Paper long abstract:
Modes of articulation between catholic spiritual entities and rituals and African derived spiritual entities and rituals (as well as other spiritual entities and rituals) are an important trait of the Afro-Brazilian religion of Tambor de Mina (São Luís, Maranhão, Brazil). The prominent role that Hoy Ghost festas play in the ritual script of Tambor de Mina cult houses is an important part of this cosmopolitan orientation of Tambor de Mina. The objective of this paper is to take a closer look at the modes of articulation between Holy Ghost festas and Tambor de Mina. Moving beyond static views of "syncretism" as a final outcome of processes of interface between different religious genres, the paper stresses how plurality, creativity and change are central in the co-option of Holy Ghost festas by different Tambor de Mina cult houses. It also tries to show how these plural processes are linked to a more general characteristic of Tambor de Mina: its capacity for articulating different ways of religious dwelling and different ways of situating Afro-Brazilian religious beliefs and practices in the religious and political public sphere.
Paper short abstract:
Multi-sited ethnography of Candomblé revealed a "myriad of ways of dwelling". Members' identification with the orixás transcends a quest for lost bonds with the home country. Regardless of the practice's "place", "learning to be affected" by the orixás turns Candomblé into a transcultural "home".
Paper long abstract:
Orixás, West-African deities, "dwell in the wind": as forces of nature, they are everywhere. The practices of praising orixás mingled during the slave trade in Brazil, shaping religions such as Candomblé in Bahia, in the country's North-East. Spreading worldwide, the religion recently found a new home in Berlin. Extensive ethnographic fieldwork in the single Candomblé house of Germany and in Bahia revealed a "myriad of ways of dwelling": Brazilians and foreigners in and from different cultural contexts identify and build bonds with the deities, turning the religion into a transcultural (Welsch 1991) "home", in which common experiences interweave.
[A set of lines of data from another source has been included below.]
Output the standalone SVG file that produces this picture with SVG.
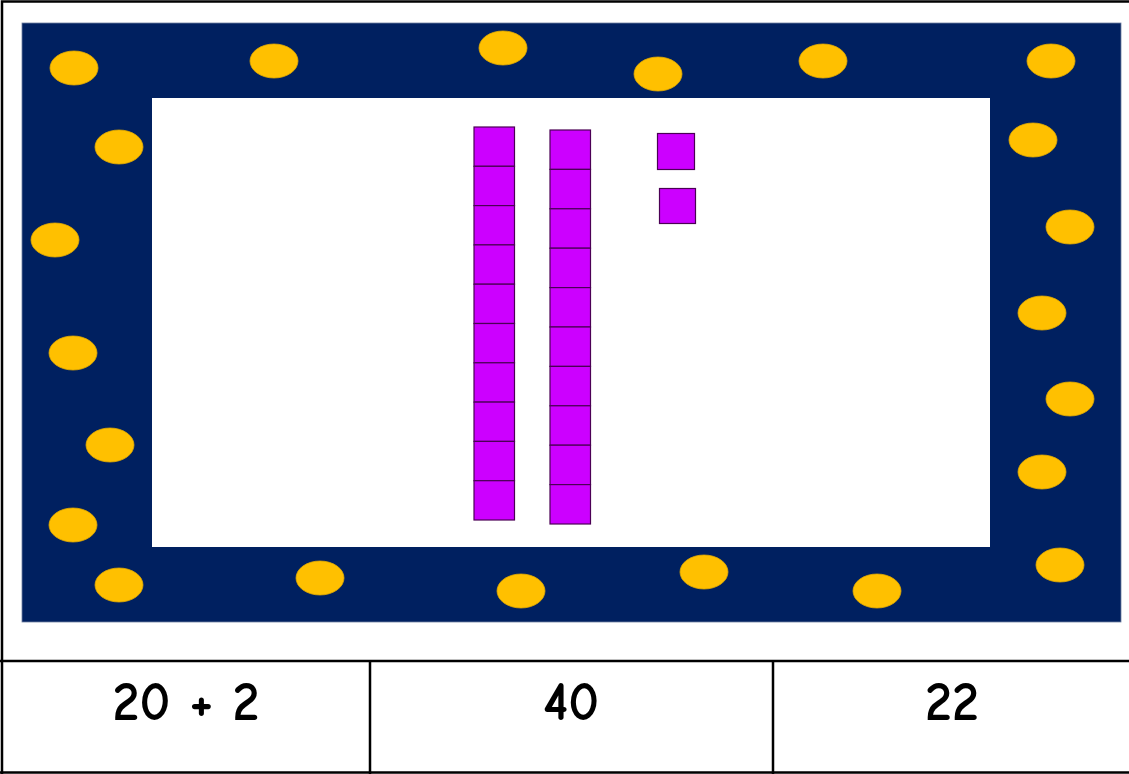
<svg xmlns="http://www.w3.org/2000/svg" width="1129" height="774" viewBox="0 0 1129 774">
<defs>
<style>
.dot{fill:#FFC000;stroke:#E0A800;stroke-width:0.8}
.cell{fill:#CC00FF;stroke:#4B0055;stroke-width:1.2}
.line{stroke:#000;stroke-width:2.5;fill:none}
.lbl{font-family:"Comic Neue","Liberation Sans",sans-serif;font-size:54px;font-weight:bold;fill:#000;text-anchor:middle}
</style>
</defs>
<rect x="0" y="0" width="1129" height="774" fill="#fff"/>
<g id="frame">
<path class="line" d="M2,774 V1.5 H1129"/>
<path class="line" d="M0,661 H1129 M370,661 V774 M773,661 V774 M0,772.5 H1129"/>
</g>
<g id="border">
<rect x="22" y="23" width="1099" height="599" fill="#002060" stroke="#6F7FA0" stroke-width="0.8"/>
<rect x="152" y="98" width="838" height="449" fill="#fff"/>
<ellipse class="dot" cx="74" cy="68" rx="24" ry="17"/>
<ellipse class="dot" cx="274" cy="61" rx="24" ry="17"/>
<ellipse class="dot" cx="503" cy="48" rx="24" ry="17"/>
<ellipse class="dot" cx="658" cy="74" rx="24" ry="17"/>
<ellipse class="dot" cx="823" cy="61" rx="24" ry="17"/>
<ellipse class="dot" cx="1051" cy="61" rx="24" ry="17"/>
<ellipse class="dot" cx="119" cy="147" rx="24" ry="17"/>
<ellipse class="dot" cx="55" cy="240" rx="24" ry="17"/>
<ellipse class="dot" cx="73" cy="353" rx="24" ry="17"/>
<ellipse class="dot" cx="110" cy="445" rx="24" ry="17"/>
<ellipse class="dot" cx="73" cy="525" rx="24" ry="17"/>
<ellipse class="dot" cx="119" cy="585" rx="24" ry="17"/>
<ellipse class="dot" cx="320" cy="578" rx="24" ry="17"/>
<ellipse class="dot" cx="521" cy="591" rx="24" ry="17"/>
<ellipse class="dot" cx="704" cy="572" rx="24" ry="17"/>
<ellipse class="dot" cx="877" cy="591" rx="24" ry="17"/>
<ellipse class="dot" cx="1033" cy="140" rx="24" ry="17"/>
<ellipse class="dot" cx="1070" cy="227" rx="24" ry="17"/>
<ellipse class="dot" cx="1042" cy="313" rx="24" ry="17"/>
<ellipse class="dot" cx="1070" cy="399" rx="24" ry="17"/>
<ellipse class="dot" cx="1042" cy="472" rx="24" ry="17"/>
<ellipse class="dot" cx="1060" cy="565" rx="24" ry="17"/>
</g>
<g id="ten1">
<rect class="cell" x="474" y="127" width="40.5" height="39.3"/>
<rect class="cell" x="474" y="166.3" width="40.5" height="39.3"/>
<rect class="cell" x="474" y="205.6" width="40.5" height="39.3"/>
<rect class="cell" x="474" y="244.9" width="40.5" height="39.3"/>
<rect class="cell" x="474" y="284.2" width="40.5" height="39.3"/>
<rect class="cell" x="474" y="323.5" width="40.5" height="39.3"/>
<rect class="cell" x="474" y="362.8" width="40.5" height="39.3"/>
<rect class="cell" x="474" y="402.1" width="40.5" height="39.3"/>
<rect class="cell" x="474" y="441.4" width="40.5" height="39.3"/>
<rect class="cell" x="474" y="480.7" width="40.5" height="39.3"/>
</g>
<g id="ten2">
<rect class="cell" x="550" y="130" width="40.5" height="39.4"/>
<rect class="cell" x="550" y="169.4" width="40.5" height="39.4"/>
<rect class="cell" x="550" y="208.8" width="40.5" height="39.4"/>
<rect class="cell" x="550" y="248.2" width="40.5" height="39.4"/>
<rect class="cell" x="550" y="287.6" width="40.5" height="39.4"/>
<rect class="cell" x="550" y="327" width="40.5" height="39.4"/>
<rect class="cell" x="550" y="366.4" width="40.5" height="39.4"/>
<rect class="cell" x="550" y="405.8" width="40.5" height="39.4"/>
<rect class="cell" x="550" y="445.2" width="40.5" height="39.4"/>
<rect class="cell" x="550" y="484.6" width="40.5" height="39.4"/>
</g>
<g id="one1"><rect class="cell" x="657.5" y="133.5" width="37" height="36"/></g>
<g id="one2"><rect class="cell" x="659.5" y="188.5" width="36" height="35"/></g>
<g id="labels">
<text class="lbl" x="186" y="720">20 + 2</text>
<text class="lbl" x="571" y="720">40</text>
<text class="lbl" x="952" y="720">22</text>
</g>
</svg>
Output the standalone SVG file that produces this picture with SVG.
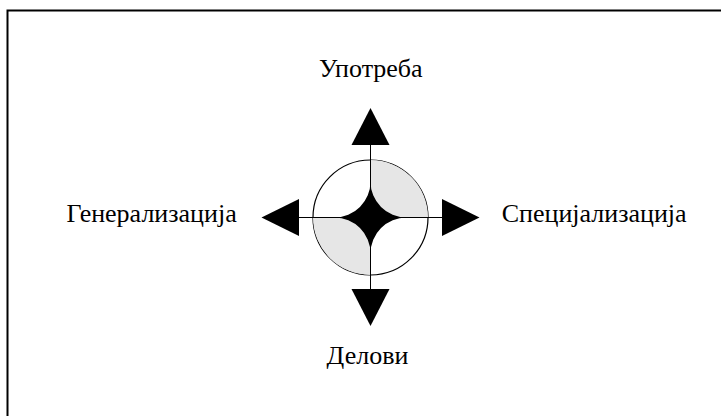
<svg xmlns="http://www.w3.org/2000/svg" width="721" height="416" viewBox="0 0 721 416">
  <style>
    .frame { fill: none; stroke: #000; stroke-width: 2; }
    .axis { stroke: #000; stroke-width: 1; fill: none; }
    .arrow { fill: #000; stroke: none; }
    .ring { fill: #fff; stroke: #000; stroke-width: 1.2; }
    .shade { fill: #e6e6e6; stroke: none; }
    .star { fill: #000; stroke: none; }
    .label { font-family: "Liberation Serif", "Times New Roman", serif; font-size: 26px; fill: #000; }
  </style>
  <rect width="721" height="416" fill="#fff"/>
  <rect class="frame" x="7.5" y="10.5" width="730" height="420"/>

  <g id="hub">
    <circle class="ring" cx="370.5" cy="217.5" r="57.5"/>
    <path class="shade" d="M370.5,160 L370.5,181.5 A36,36 0 0 0 406.5,217.5 L428,217.5 A57.5,57.5 0 0 0 370.5,160 Z"/>
    <path class="shade" d="M370.5,275 L370.5,253.5 A36,36 0 0 0 334.5,217.5 L313,217.5 A57.5,57.5 0 0 0 370.5,275 Z"/>
    <path class="star" d="M370.5,181.5 A36,36 0 0 0 406.5,217.5 A36,36 0 0 0 370.5,253.5 A36,36 0 0 0 334.5,217.5 A36,36 0 0 0 370.5,181.5 Z"/>
  </g>

  <g id="connectors">
    <line class="axis" x1="370.5" y1="145" x2="370.5" y2="290"/>
    <line class="axis" x1="299" y1="217.5" x2="442" y2="217.5"/>
    <polygon class="arrow" points="370.5,108 389.5,145 351.5,145"/>
    <polygon class="arrow" points="370.5,326 389.5,289 351.5,289"/>
    <polygon class="arrow" points="261.5,217.5 299,199 299,236"/>
    <polygon class="arrow" points="479.5,217.5 442,199 442,236"/>
  </g>

  <g id="use">
    <text class="label" x="370.8" y="76.7" text-anchor="middle">Употреба</text>
  </g>
  <g id="generalization">
    <text class="label" x="236.7" y="221.8" text-anchor="end">Генерализација</text>
  </g>
  <g id="specialization">
    <text class="label" x="501.7" y="221.8">Специјализација</text>
  </g>
  <g id="parts">
    <text class="label" x="367.5" y="364.3" text-anchor="middle">Делови</text>
  </g>
</svg>
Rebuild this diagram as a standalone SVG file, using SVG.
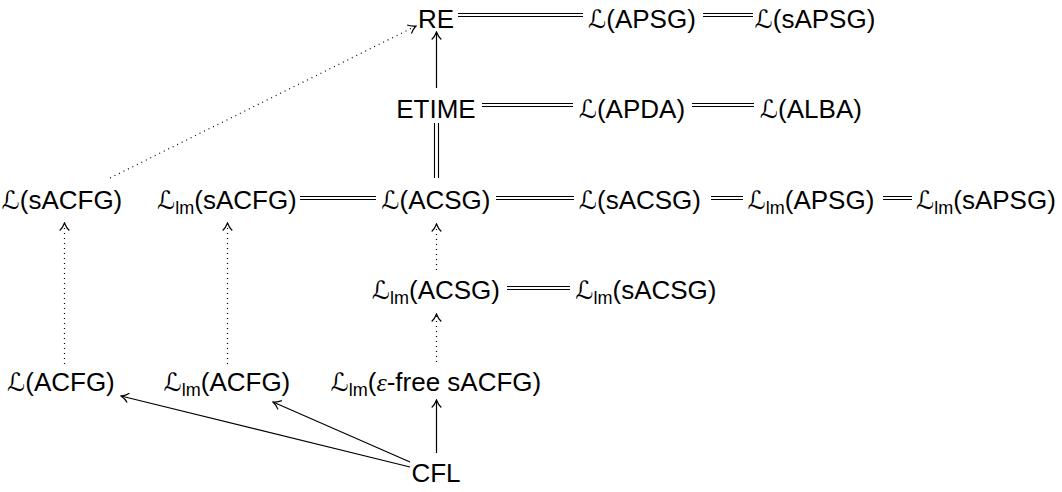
<svg xmlns="http://www.w3.org/2000/svg" width="1062" height="492" viewBox="0 0 1062 492">
<style>
text{font-family:"Liberation Sans",Arial,sans-serif;font-size:26px;fill:#000;text-anchor:middle}
.L{font-family:"DejaVu Sans",sans-serif;font-size:25px}
.sub{font-size:18px}
.eps{font-family:"Liberation Serif",serif;font-style:italic}
.eq{stroke:#000;stroke-width:1.1;fill:none}
.ar{stroke:#000;stroke-width:1.2;fill:none}
.dot{stroke:#000;stroke-width:1.2;fill:none;stroke-dasharray:1 4}
</style>
<defs>
<marker id="to" viewBox="-9 -6 10 12" refX="0" refY="0" markerWidth="10" markerHeight="12" markerUnits="userSpaceOnUse" orient="auto">
<path d="M-7.5,-4.8 C-5.5,-2.6 -2.5,-0.9 0,0 C-2.5,0.9 -5.5,2.6 -7.5,4.8" fill="none" stroke="#000" stroke-width="1.2" stroke-dasharray="none"/>
</marker>
</defs>

<g id="connectors">
<path class="eq" d="M458,13.5H583M458,16.5H583"/>
<path class="eq" d="M703,13.5H753M703,16.5H753"/>
<path class="eq" d="M482,103.5H573M482,106.5H573"/>
<path class="eq" d="M692,103.5H754M692,106.5H754"/>
<path class="eq" d="M300,196.5H376M300,199.5H376"/>
<path class="eq" d="M496,196.5H574M496,199.5H574"/>
<path class="eq" d="M711,196.5H743M711,199.5H743"/>
<path class="eq" d="M883,196.5H912M883,199.5H912"/>
<path class="eq" d="M507,286.5H570M507,289.5H570"/>
<path class="eq" d="M434.5,123V178M438.5,123V178"/>
<path class="ar" d="M436.5,88V32" marker-end="url(#to)"/>
<path class="dot" d="M436.5,270V224" marker-end="url(#to)"/>
<path class="dot" d="M436.5,362V314" marker-end="url(#to)"/>
<path class="dot" d="M64.5,364V223" marker-end="url(#to)"/>
<path class="dot" d="M227.5,364V223" marker-end="url(#to)"/>
<path class="dot" d="M110,178L416,26" marker-end="url(#to)"/>
<path class="ar" d="M436.5,453V400" marker-end="url(#to)"/>
<path class="ar" d="M410,467L121,396" marker-end="url(#to)"/>
<path class="ar" d="M410,462L273,402" marker-end="url(#to)"/>
</g>

<g id="n-RE"><text x="436" y="28">RE</text></g>
<g id="n-L-APSG"><text x="642" y="28"><tspan class="L">ℒ</tspan>(APSG)</text></g>
<g id="n-L-sAPSG"><text x="815" y="28"><tspan class="L">ℒ</tspan>(sAPSG)</text></g>

<g id="n-ETIME"><text x="436" y="118">ETIME</text></g>
<g id="n-L-APDA"><text x="632" y="118"><tspan class="L">ℒ</tspan>(APDA)</text></g>
<g id="n-L-ALBA"><text x="811" y="118"><tspan class="L">ℒ</tspan>(ALBA)</text></g>

<g id="n-L-sACFG"><text x="62" y="209"><tspan class="L">ℒ</tspan>(sACFG)</text></g>
<g id="n-Llm-sACFG"><text x="227" y="209"><tspan class="L">ℒ</tspan><tspan class="sub" dy="5">lm</tspan><tspan dy="-5">(sACFG)</tspan></text></g>
<g id="n-L-ACSG"><text x="436" y="209"><tspan class="L">ℒ</tspan>(ACSG)</text></g>
<g id="n-L-sACSG"><text x="640" y="209"><tspan class="L">ℒ</tspan>(sACSG)</text></g>
<g id="n-Llm-APSG"><text x="811" y="209"><tspan class="L">ℒ</tspan><tspan class="sub" dy="5">lm</tspan><tspan dy="-5">(APSG)</tspan></text></g>
<g id="n-Llm-sAPSG"><text x="986" y="209"><tspan class="L">ℒ</tspan><tspan class="sub" dy="5">lm</tspan><tspan dy="-5">(sAPSG)</tspan></text></g>

<g id="n-Llm-ACSG"><text x="436" y="299"><tspan class="L">ℒ</tspan><tspan class="sub" dy="5">lm</tspan><tspan dy="-5">(ACSG)</tspan></text></g>
<g id="n-Llm-sACSG"><text x="646" y="299"><tspan class="L">ℒ</tspan><tspan class="sub" dy="5">lm</tspan><tspan dy="-5">(sACSG)</tspan></text></g>

<g id="n-L-ACFG"><text x="61" y="391"><tspan class="L">ℒ</tspan>(ACFG)</text></g>
<g id="n-Llm-ACFG"><text x="227" y="391"><tspan class="L">ℒ</tspan><tspan class="sub" dy="5">lm</tspan><tspan dy="-5">(ACFG)</tspan></text></g>
<g id="n-Llm-efree"><text x="436" y="391"><tspan class="L">ℒ</tspan><tspan class="sub" dy="5">lm</tspan><tspan dy="-5">(</tspan><tspan class="eps">ε</tspan>-free sACFG)</text></g>

<g id="n-CFL"><text x="436" y="482">CFL</text></g>
</svg>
Such identification, thus, transcends a presumed quest for bonds with the home country lost in migration. Members may practice Candomblé either "by pain", for having a troubled relationship with their own body, for loneliness, for feeling accepted; or "by love" for the orixás. But how does one "learn to be affected" (Latour 2004) by the orixá? If to dwell is, as this conference proposes, "to make sense of the world with the body, the head and the heart", Candomblé very exercises dwelling: by intensively engaging the whole body in its communal practice, one develops a more resonant (Rosa 2016) relation to the world and to oneself. Such wisdom is transmitted and carried on regardless of the practice's original and immediate "place", since "the orixá is the air one breathes".